When you tap your phone to pay, send a bill payment online, or receive a direct deposit, it can feel instantaneous. But every “simple” payment relies on a behind-the-scenes system that routes instructions, confirms legitimacy, and ultimately moves funds from one party to another. That underlying system is called a payment rail—and understanding rails is increasingly important as expectations shift toward faster, always-on payments.
What a Payment Rail Actually Is
A payment rail is the core infrastructure that enables money to move between a payer and a payee. It carries the data and instructions needed to authorize, route, and settle a transaction securely and accurately. Different rails have different speeds, costs, settlement rules, and ideal use cases.
In the U.S., common rails include:
- ACH for many recurring bank-to-bank payments
- Card networks for consumer purchases (and some push-to-card payouts)
- Real-time payment rails like RTP and FedNow for instant payments
Why Payment Rails Matter (More Than Most People Think)
The rail you use can shape the entire payment experience—both for the person paying and the organization receiving or sending money. The right rail choice can improve:
- Cost control, since fees and processing expenses vary by rail
- Speed and reliability, which affects customer satisfaction and supplier relationships
- Security and compliance, since rails differ in controls, standards, and risk exposure
- Reach, especially when you need to support different markets or payment scenarios
How a Payment Moves From “Pay” to “Paid”
Most digital payments follow a similar flow:
- The payer initiates the payment (checkout page, mobile app, point-of-sale, etc.).
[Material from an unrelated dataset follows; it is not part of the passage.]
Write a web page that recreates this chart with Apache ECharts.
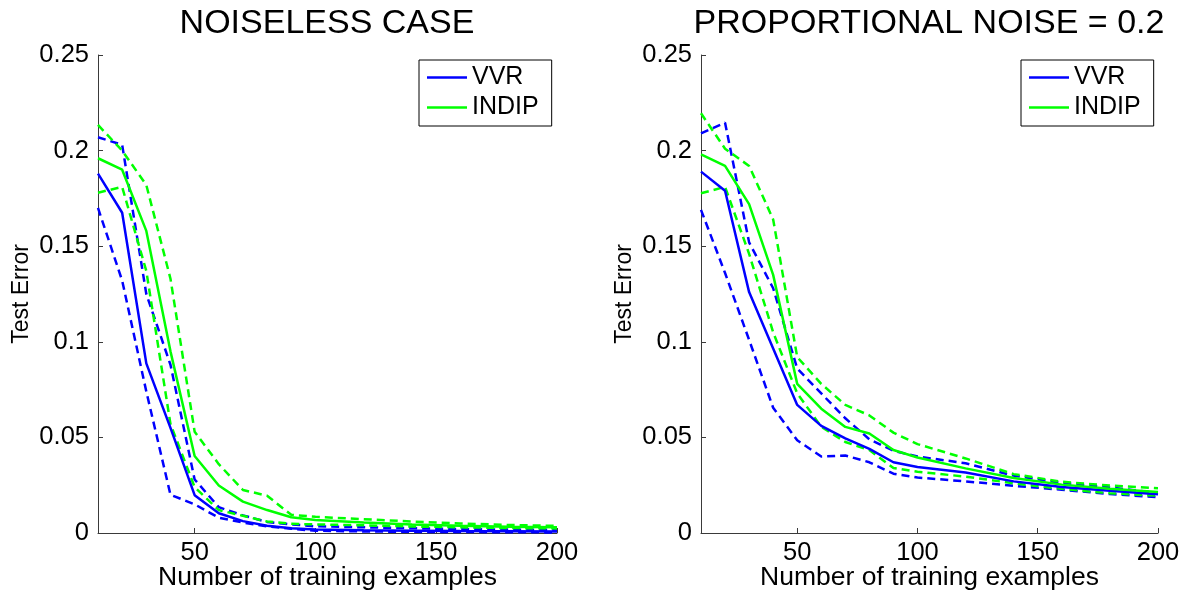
<!DOCTYPE html>
<html>
<head>
<meta charset="utf-8">
<title>Test error vs. number of training examples</title>
<script src="https://cdn.jsdelivr.net/npm/echarts@6/dist/echarts.min.js"></script>
<style>
  html, body { margin: 0; padding: 0; background: #fff; overflow: hidden; }
  #chart { width: 1186px; height: 593px; }
</style>
</head>
<body>
<div id="chart"></div>
<script>
// Training set sizes at which the test error was measured
const xValues = [10, 20, 30, 40, 50, 60, 70, 80, 90, 100, 120, 140, 160, 180, 200];
const xTicks = [50, 100, 150, 200];
const panelTitles = ['NOISELESS CASE', 'PROPORTIONAL NOISE = 0.2'];
const legendNames = ['VVR', 'INDIP'];

// Noiseless case: mean error and the band around it (dashed)
const noiselessVVR      = [0.188, 0.1675, 0.0887, 0.055, 0.0198, 0.0103, 0.0062, 0.0038, 0.0025, 0.0018, 0.0014, 0.0012, 0.0010, 0.0009, 0.0008];
const noiselessVVRUp    = [0.207, 0.203, 0.125, 0.088, 0.028, 0.0135, 0.0092, 0.0058, 0.0045, 0.0035, 0.0030, 0.0025, 0.0020, 0.0018, 0.0016];
const noiselessVVRLow   = [0.170, 0.132, 0.074, 0.020, 0.015, 0.008, 0.0055, 0.0035, 0.0022, 0.0012, 0.0008, 0.0006, 0.0005, 0.0004, 0.0003];
const noiselessINDIP    = [0.196, 0.190, 0.158, 0.095, 0.0403, 0.0248, 0.0164, 0.012, 0.0082, 0.0068, 0.0055, 0.0045, 0.0038, 0.0033, 0.0030];
const noiselessINDIPUp  = [0.2134, 0.200, 0.182, 0.133, 0.053, 0.036, 0.0225, 0.0195, 0.0095, 0.0085, 0.0072, 0.0060, 0.0050, 0.0042, 0.0037];
const noiselessINDIPLow = [0.178, 0.181, 0.137, 0.057, 0.024, 0.012, 0.009, 0.006, 0.0048, 0.0045, 0.0040, 0.0034, 0.0030, 0.0026, 0.0024];

// Proportional noise 0.2: mean error and band
const noisyVVR      = [0.189, 0.179, 0.126, 0.0965, 0.067, 0.056, 0.0495, 0.044, 0.037, 0.0345, 0.0316, 0.027, 0.024, 0.0221, 0.0203];
const noisyVVRUp    = [0.209, 0.2146, 0.152, 0.128, 0.086, 0.073, 0.060, 0.049, 0.043, 0.040, 0.0365, 0.030, 0.0262, 0.0238, 0.021];
const noisyVVRLow   = [0.169, 0.136, 0.101, 0.0655, 0.0485, 0.040, 0.0405, 0.037, 0.031, 0.029, 0.027, 0.0247, 0.0226, 0.0204, 0.0187];
const noisyINDIP    = [0.198, 0.192, 0.172, 0.135, 0.078, 0.065, 0.0555, 0.052, 0.0434, 0.0395, 0.0338, 0.0288, 0.0253, 0.0231, 0.0215];
const noisyINDIPUp  = [0.2195, 0.201, 0.192, 0.164, 0.092, 0.078, 0.067, 0.0615, 0.0525, 0.0465, 0.039, 0.0308, 0.0268, 0.0248, 0.0234];
const noisyINDIPLow = [0.1777, 0.181, 0.146, 0.105, 0.073, 0.0556, 0.0476, 0.0434, 0.034, 0.032, 0.0295, 0.026, 0.0231, 0.0208, 0.0195];

const BLUE = '#0000ff';
const GREEN = '#00ff00';
const FONT = 'Liberation Sans, Arial, Helvetica, sans-serif';
const AXIS_COLOR = '#3a3a3a';

function pairs(ys) {
  return xValues.map((x, i) => [x, ys[i]]);
}

function lineSeries(name, ys, color, dashed, idx) {
  return {
    type: 'line',
    name: name,
    xAxisIndex: idx,
    yAxisIndex: idx,
    data: pairs(ys),
    symbol: 'none',
    silent: true,
    lineStyle: {
      color: color,
      width: 2.5,
      type: dashed ? [8, 5] : 'solid'
    },
    itemStyle: { color: color },
    z: dashed ? 2 : 3
  };
}

function xAxis(idx) {
  return {
    gridIndex: idx,
    type: 'value',
    min: 10,
    max: 200,
    name: 'Number of training examples',
    nameLocation: 'middle',
    nameGap: 31,
    nameMoveOverlap: false,
    nameTextStyle: { fontSize: 26.5, color: '#000', fontFamily: FONT },
    axisLine: { show: true, lineStyle: { color: AXIS_COLOR, width: 1 } },
    axisTick: { show: true, inside: true, length: 5, customValues: xTicks, lineStyle: { color: AXIS_COLOR } },
    axisLabel: { customValues: xTicks, fontSize: 25.5, color: '#000', fontFamily: FONT, margin: 7 },
    splitLine: { show: false }
  };
}

function yAxis(idx) {
  return {
    gridIndex: idx,
    type: 'value',
    min: 0,
    max: 0.25,
    interval: 0.05,
    name: 'Test Error',
    nameLocation: 'middle',
    nameRotate: 90,
    nameGap: 65,
    nameMoveOverlap: false,
    nameTextStyle: { fontSize: 23, color: '#000', fontFamily: FONT },
    axisLine: { show: true, lineStyle: { color: AXIS_COLOR, width: 1 } },
    axisTick: { show: true, inside: true, length: 5, lineStyle: { color: AXIS_COLOR } },
    axisLabel: { fontSize: 25.5, color: '#000', fontFamily: FONT, margin: 9 },
    splitLine: { show: false }
  };
}

function legend(left) {
  return {
    data: legendNames,
    orient: 'vertical',
    left: left,
    top: 60,
    icon: 'rect',
    itemWidth: 40,
    itemHeight: 2.5,
    itemGap: 5,
    padding: [5, 13, 6, 8],
    borderColor: '#000',
    borderWidth: 1,
    backgroundColor: '#fff',
    selectedMode: false,
    textStyle: { fontSize: 25, color: '#000', fontFamily: FONT, lineHeight: 25 }
  };
}

const chart = echarts.init(document.getElementById('chart'), null, { renderer: 'canvas' });

const gridBase = { top: 55, bottom: 60, containLabel: false, outerBoundsMode: 'none' };

chart.setOption({
  animation: false,
  backgroundColor: '#fff',
  title: [
    { text: panelTitles[0], left: 327, top: 7, textAlign: 'center', padding: 0,
      textStyle: { fontSize: 34, fontWeight: 'normal', color: '#000', fontFamily: FONT } },
    { text: panelTitles[1], left: 929, top: 7, textAlign: 'center', padding: 0,
      textStyle: { fontSize: 34, fontWeight: 'normal', color: '#000', fontFamily: FONT } }
  ],
  legend: [legend(419), legend(1021)],
  grid: [
    Object.assign({ left: 98, right: 629 }, gridBase),
    Object.assign({ left: 701, right: 28 }, gridBase)
  ],
  xAxis: [xAxis(0), xAxis(1)],
  yAxis: [yAxis(0), yAxis(1)],
  series: [
    lineSeries('VVR upper', noiselessVVRUp, BLUE, true, 0),
    lineSeries('VVR lower', noiselessVVRLow, BLUE, true, 0),
    lineSeries('INDIP upper', noiselessINDIPUp, GREEN, true, 0),
    lineSeries('INDIP lower', noiselessINDIPLow, GREEN, true, 0),
    lineSeries('VVR', noiselessVVR, BLUE, false, 0),
    lineSeries('INDIP', noiselessINDIP, GREEN, false, 0),

    lineSeries('VVR upper', noisyVVRUp, BLUE, true, 1),
    lineSeries('VVR lower', noisyVVRLow, BLUE, true, 1),
    lineSeries('INDIP upper', noisyINDIPUp, GREEN, true, 1),
    lineSeries('INDIP lower', noisyINDIPLow, GREEN, true, 1),
    lineSeries('VVR', noisyVVR, BLUE, false, 1),
    lineSeries('INDIP', noisyINDIP, GREEN, false, 1)
  ]
});
</script>
</body>
</html>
- A processor and/or network validates the request, checking details with the payer’s bank or card network to confirm the transaction is legitimate.
- The payment is routed through the chosen rail (ACH, card network, or a real-time rail). That rail connects the financial institutions involved and coordinates messaging and settlement.
- Funds settle and confirmations are delivered, with timing based largely on the rail’s settlement speed.
Four Major Payment Rail Options (And What They’re Best For)
1) ACH (Automated Clearing House)
ACH is a long-running system designed for batch processing, making it a strong fit for payroll, recurring bills, and other non-urgent transfers. It’s typically cost-effective, but not built for instant, always-on settlement.
2) Card Networks
Card rails power everyday consumer payments and continue expanding into faster disbursements through push-to-card models. They’re familiar to users and widely accepted, but the economics and dispute/chargeback dynamics differ from account-to-account transfers.
3) RTP (Real-Time Payments)
RTP is designed for instant payments 24/7/365, supporting immediate fund availability and increased payment certainty—useful for time-sensitive use cases like urgent bill pay, just-in-time payouts, and cash-flow management.
4) FedNow
FedNow is another real-time rail that provides instant payment capabilities and is intended to be accessible across a wide range of financial institutions.
Choosing the “Right” Rail Is Really About the Right Fit
A practical way to choose a rail is to start with the payment’s requirements:
- How fast does it need to settle? (minutes vs. next day vs. scheduled)
- What’s the acceptable cost per transaction?
- Is rich payment data important? (remittance details, confirmation messages, etc.)
- What’s the risk profile? (fraud exposure, disputes, compliance needs)
- Who are the participants? (consumer-to-business, business-to-consumer, account-to-account, etc.)
Often, the best answer isn’t “pick one rail,” but rather support multiple rails so you can route payments based on the situation.
Where Payment Rails Are Headed Next
Payment expectations keep rising, and the direction is clear: more real-time capability, more interoperability, and more intelligent routing/automation across rails. Organizations that modernize and design for flexibility will be better positioned to meet customer expectations and adapt as technology and payment behaviors evolve.